(Reuters) - Americans should avoid door-to-door trick-or-treating, attending crowded and indoor parties, and wearing costume masks this Halloween to prevent the spread of COVID-19, according to the U.S. Centers for Disease Control and Prevention.
The U.S. health agency said that many traditional Halloween activities could be high-risk for spreading viruses and outlined several safer, alternative ways to participate in a note on holiday celebrations. (bit.ly/32SwX9d)
The guidance comes after new COVID-19 cases in the United States rose last week for the first time after falling for eight straight weeks, an increase that health experts attributed to schools reopening and parties over the Labor Day holiday.

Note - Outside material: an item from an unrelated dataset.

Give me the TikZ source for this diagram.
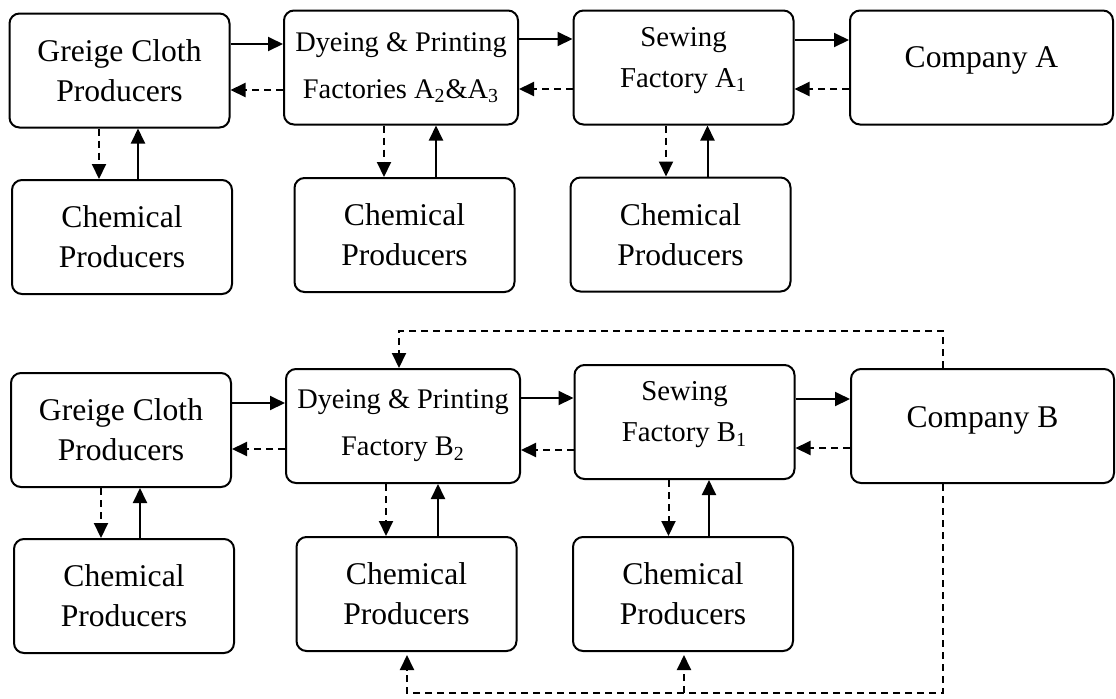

The health agency also said activities like attending haunted house settings, consuming alcohol or drugs and attending the fall festival that is outside one’s community were high risk and should be avoided.
CDC advised one-way trick-or-treating where participants are six feet apart and wearing Halloween-themed cloth masks.
Other low-risk activities include carving pumpkins and decorating one’s home, outdoor scavenger hunts and parties, virtual costume contests and hosting a movie night with household members.
The health agency recommended tailoring all Halloween activities based on whether coronavirus infections were spiking in a given area, adding that the new guidelines are not meant to replace any local or state mandates on the pandemic.
For Thanksgiving, CDC advised against long distance travel, attending crowded parades and going shopping in crowded shops.